Artificial Intelligence platforms, much like puppies, require training before they can operate effectively. This involves feeding specific data to algorithms so that the system can provide accurate responses. In April, we shared that Apple was considering spending $50 million to license content from media companies like NBC News, Condé Nast, and IAC for AI training.
Recently, it has come to light that Apple and other companies utilized content from YouTube videos to train AI models without obtaining permission from the creators. A third party compiled subtitles from over 170,000 videos, including content from tech reviewer Marques Brownlee (MKBHD) and late-night hosts Stephen Colbert and Jimmy Kimmel.

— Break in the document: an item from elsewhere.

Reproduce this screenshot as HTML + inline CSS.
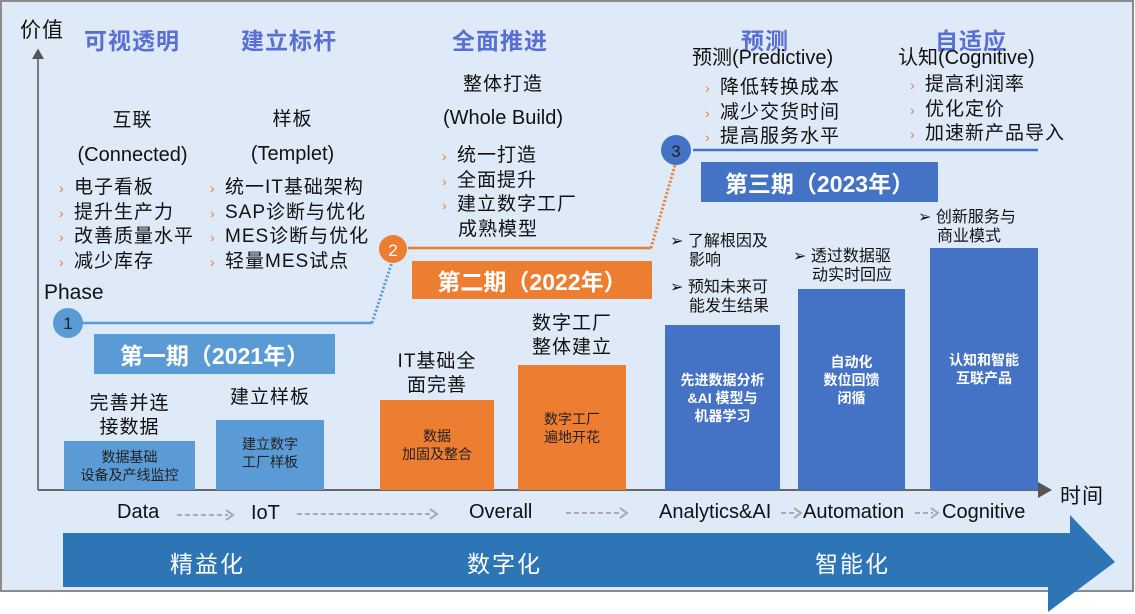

According to WIRED, Silicon Valley firms such as Anthropic, Nvidia, Apple, and Salesforce used subtitles from 173,536 YouTube videos downloaded by a firm named EleutherAI to assist developers in training AI models. The aim was to develop training materials for small developers and academics.
Despite the dataset created by EleutherAI called YouTube Subtitles lacking imagery and only featuring plain text of video subtitles along with translations into languages like Japanese, German, and Arabic, concerns arose as creators were not asked for permission to use their content for AI training.
While lawsuits have been filed against some members of the AI community for unauthorized content usage, companies like Open AI and Meta defended their actions citing the Fair Use doctrine permitting unlicensed use of copyrighted material in certain circumstances.